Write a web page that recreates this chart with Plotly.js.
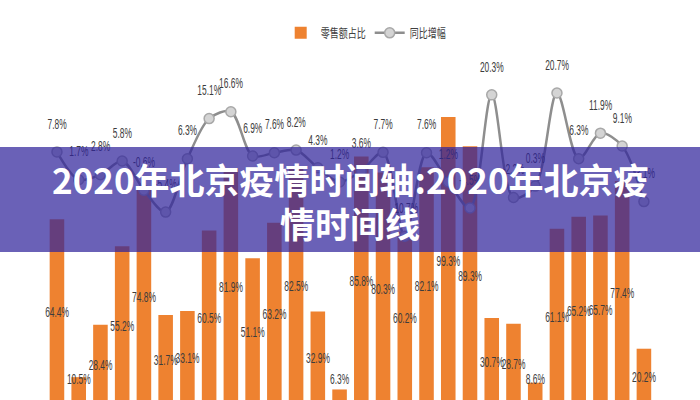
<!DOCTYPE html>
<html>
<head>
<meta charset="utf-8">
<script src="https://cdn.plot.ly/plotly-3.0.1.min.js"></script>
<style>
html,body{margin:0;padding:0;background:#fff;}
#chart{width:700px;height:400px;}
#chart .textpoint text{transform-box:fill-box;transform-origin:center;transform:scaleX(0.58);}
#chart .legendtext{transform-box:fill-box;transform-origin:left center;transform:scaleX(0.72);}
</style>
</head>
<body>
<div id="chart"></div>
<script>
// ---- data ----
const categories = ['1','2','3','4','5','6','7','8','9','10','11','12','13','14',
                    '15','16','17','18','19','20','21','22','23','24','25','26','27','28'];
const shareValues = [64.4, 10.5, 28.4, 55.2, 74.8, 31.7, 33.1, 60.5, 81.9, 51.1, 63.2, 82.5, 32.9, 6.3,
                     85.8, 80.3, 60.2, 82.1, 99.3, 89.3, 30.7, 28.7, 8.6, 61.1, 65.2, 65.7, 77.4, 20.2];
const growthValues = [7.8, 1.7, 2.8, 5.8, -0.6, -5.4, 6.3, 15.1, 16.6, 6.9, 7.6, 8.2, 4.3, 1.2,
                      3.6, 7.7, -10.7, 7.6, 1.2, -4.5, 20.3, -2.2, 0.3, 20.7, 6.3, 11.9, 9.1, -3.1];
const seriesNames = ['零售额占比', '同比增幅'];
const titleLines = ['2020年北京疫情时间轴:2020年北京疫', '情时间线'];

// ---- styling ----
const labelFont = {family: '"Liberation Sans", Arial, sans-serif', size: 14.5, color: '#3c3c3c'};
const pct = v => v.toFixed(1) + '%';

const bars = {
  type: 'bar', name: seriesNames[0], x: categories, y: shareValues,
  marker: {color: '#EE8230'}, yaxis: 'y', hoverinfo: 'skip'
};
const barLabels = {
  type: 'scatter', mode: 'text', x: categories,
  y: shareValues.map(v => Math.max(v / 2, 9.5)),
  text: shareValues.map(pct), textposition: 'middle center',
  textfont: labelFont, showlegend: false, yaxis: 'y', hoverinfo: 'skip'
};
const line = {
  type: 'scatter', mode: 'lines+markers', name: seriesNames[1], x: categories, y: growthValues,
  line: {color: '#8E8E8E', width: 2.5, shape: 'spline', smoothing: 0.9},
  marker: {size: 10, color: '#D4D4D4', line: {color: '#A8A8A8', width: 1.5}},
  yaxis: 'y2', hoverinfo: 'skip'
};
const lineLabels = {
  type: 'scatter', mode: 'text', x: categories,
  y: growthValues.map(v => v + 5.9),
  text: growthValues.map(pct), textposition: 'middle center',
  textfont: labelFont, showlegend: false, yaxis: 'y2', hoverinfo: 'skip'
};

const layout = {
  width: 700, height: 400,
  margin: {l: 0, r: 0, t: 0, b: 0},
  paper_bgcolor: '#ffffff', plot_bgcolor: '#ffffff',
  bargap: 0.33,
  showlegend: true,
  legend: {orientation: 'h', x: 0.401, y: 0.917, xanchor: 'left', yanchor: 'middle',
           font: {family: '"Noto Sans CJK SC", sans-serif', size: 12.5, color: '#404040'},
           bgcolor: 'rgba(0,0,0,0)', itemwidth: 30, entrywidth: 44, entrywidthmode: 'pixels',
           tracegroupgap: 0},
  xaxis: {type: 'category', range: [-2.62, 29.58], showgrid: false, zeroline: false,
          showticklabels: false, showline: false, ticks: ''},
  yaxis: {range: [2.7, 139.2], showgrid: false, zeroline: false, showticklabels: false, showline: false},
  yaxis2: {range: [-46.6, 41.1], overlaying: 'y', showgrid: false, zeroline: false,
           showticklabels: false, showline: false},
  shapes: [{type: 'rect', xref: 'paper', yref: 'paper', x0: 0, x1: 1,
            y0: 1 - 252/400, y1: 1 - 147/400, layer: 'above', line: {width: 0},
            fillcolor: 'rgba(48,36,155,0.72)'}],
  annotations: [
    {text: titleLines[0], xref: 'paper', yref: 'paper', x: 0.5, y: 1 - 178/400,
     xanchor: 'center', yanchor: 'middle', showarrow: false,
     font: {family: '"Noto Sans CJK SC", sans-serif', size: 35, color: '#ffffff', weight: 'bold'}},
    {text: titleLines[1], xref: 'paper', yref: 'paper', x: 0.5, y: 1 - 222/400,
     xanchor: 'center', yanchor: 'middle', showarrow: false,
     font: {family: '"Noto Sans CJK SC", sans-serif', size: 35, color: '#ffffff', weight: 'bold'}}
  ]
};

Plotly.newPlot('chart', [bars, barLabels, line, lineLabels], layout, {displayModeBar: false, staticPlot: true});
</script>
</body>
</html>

========

> _Written instruction_
Write out the listing above again, exactly, but with no pictures in the copy.

> _Exercise answer_
Write a web page that recreates this chart with Plotly.js.
<!DOCTYPE html>
<html>
<head>
<meta charset="utf-8">
<script src="https://cdn.plot.ly/plotly-3.0.1.min.js"></script>
<style>
html,body{margin:0;padding:0;background:#fff;}
#chart{width:700px;height:400px;}
#chart .textpoint text{transform-box:fill-box;transform-origin:center;transform:scaleX(0.58);}
#chart .legendtext{transform-box:fill-box;transform-origin:left center;transform:scaleX(0.72);}
</style>
</head>
<body>
<div id="chart"></div>
<script>
// ---- data ----
const categories = ['1','2','3','4','5','6','7','8','9','10','11','12','13','14',
                    '15','16','17','18','19','20','21','22','23','24','25','26','27','28'];
const shareValues = [64.4, 10.5, 28.4, 55.2, 74.8, 31.7, 33.1, 60.5, 81.9, 51.1, 63.2, 82.5, 32.9, 6.3,
                     85.8, 80.3, 60.2, 82.1, 99.3, 89.3, 30.7, 28.7, 8.6, 61.1, 65.2, 65.7, 77.4, 20.2];
const growthValues = [7.8, 1.7, 2.8, 5.8, -0.6, -5.4, 6.3, 15.1, 16.6, 6.9, 7.6, 8.2, 4.3, 1.2,
                      3.6, 7.7, -10.7, 7.6, 1.2, -4.5, 20.3, -2.2, 0.3, 20.7, 6.3, 11.9, 9.1, -3.1];
const seriesNames = ['零售额占比', '同比增幅'];
const titleLines = ['2020年北京疫情时间轴:2020年北京疫', '情时间线'];

// ---- styling ----
const labelFont = {family: '"Liberation Sans", Arial, sans-serif', size: 14.5, color: '#3c3c3c'};
const pct = v => v.toFixed(1) + '%';

const bars = {
  type: 'bar', name: seriesNames[0], x: categories, y: shareValues,
  marker: {color: '#EE8230'}, yaxis: 'y', hoverinfo: 'skip'
};
const barLabels = {
  type: 'scatter', mode: 'text', x: categories,
  y: shareValues.map(v => Math.max(v / 2, 9.5)),
  text: shareValues.map(pct), textposition: 'middle center',
  textfont: labelFont, showlegend: false, yaxis: 'y', hoverinfo: 'skip'
};
const line = {
  type: 'scatter', mode: 'lines+markers', name: seriesNames[1], x: categories, y: growthValues,
  line: {color: '#8E8E8E', width: 2.5, shape: 'spline', smoothing: 0.9},
  marker: {size: 10, color: '#D4D4D4', line: {color: '#A8A8A8', width: 1.5}},
  yaxis: 'y2', hoverinfo: 'skip'
};
const lineLabels = {
  type: 'scatter', mode: 'text', x: categories,
  y: growthValues.map(v => v + 5.9),
  text: growthValues.map(pct), textposition: 'middle center',
  textfont: labelFont, showlegend: false, yaxis: 'y2', hoverinfo: 'skip'
};

const layout = {
  width: 700, height: 400,
  margin: {l: 0, r: 0, t: 0, b: 0},
  paper_bgcolor: '#ffffff', plot_bgcolor: '#ffffff',
  bargap: 0.33,
  showlegend: true,
  legend: {orientation: 'h', x: 0.401, y: 0.917, xanchor: 'left', yanchor: 'middle',
           font: {family: '"Noto Sans CJK SC", sans-serif', size: 12.5, color: '#404040'},
           bgcolor: 'rgba(0,0,0,0)', itemwidth: 30, entrywidth: 44, entrywidthmode: 'pixels',
           tracegroupgap: 0},
  xaxis: {type: 'category', range: [-2.62, 29.58], showgrid: false, zeroline: false,
          showticklabels: false, showline: false, ticks: ''},
  yaxis: {range: [2.7, 139.2], showgrid: false, zeroline: false, showticklabels: false, showline: false},
  yaxis2: {range: [-46.6, 41.1], overlaying: 'y', showgrid: false, zeroline: false,
           showticklabels: false, showline: false},
  shapes: [{type: 'rect', xref: 'paper', yref: 'paper', x0: 0, x1: 1,
            y0: 1 - 252/400, y1: 1 - 147/400, layer: 'above', line: {width: 0},
            fillcolor: 'rgba(48,36,155,0.72)'}],
  annotations: [
    {text: titleLines[0], xref: 'paper', yref: 'paper', x: 0.5, y: 1 - 178/400,
     xanchor: 'center', yanchor: 'middle', showarrow: false,
     font: {family: '"Noto Sans CJK SC", sans-serif', size: 35, color: '#ffffff', weight: 'bold'}},
    {text: titleLines[1], xref: 'paper', yref: 'paper', x: 0.5, y: 1 - 222/400,
     xanchor: 'center', yanchor: 'middle', showarrow: false,
     font: {family: '"Noto Sans CJK SC", sans-serif', size: 35, color: '#ffffff', weight: 'bold'}}
  ]
};

Plotly.newPlot('chart', [bars, barLabels, line, lineLabels], layout, {displayModeBar: false, staticPlot: true});
</script>
</body>
</html>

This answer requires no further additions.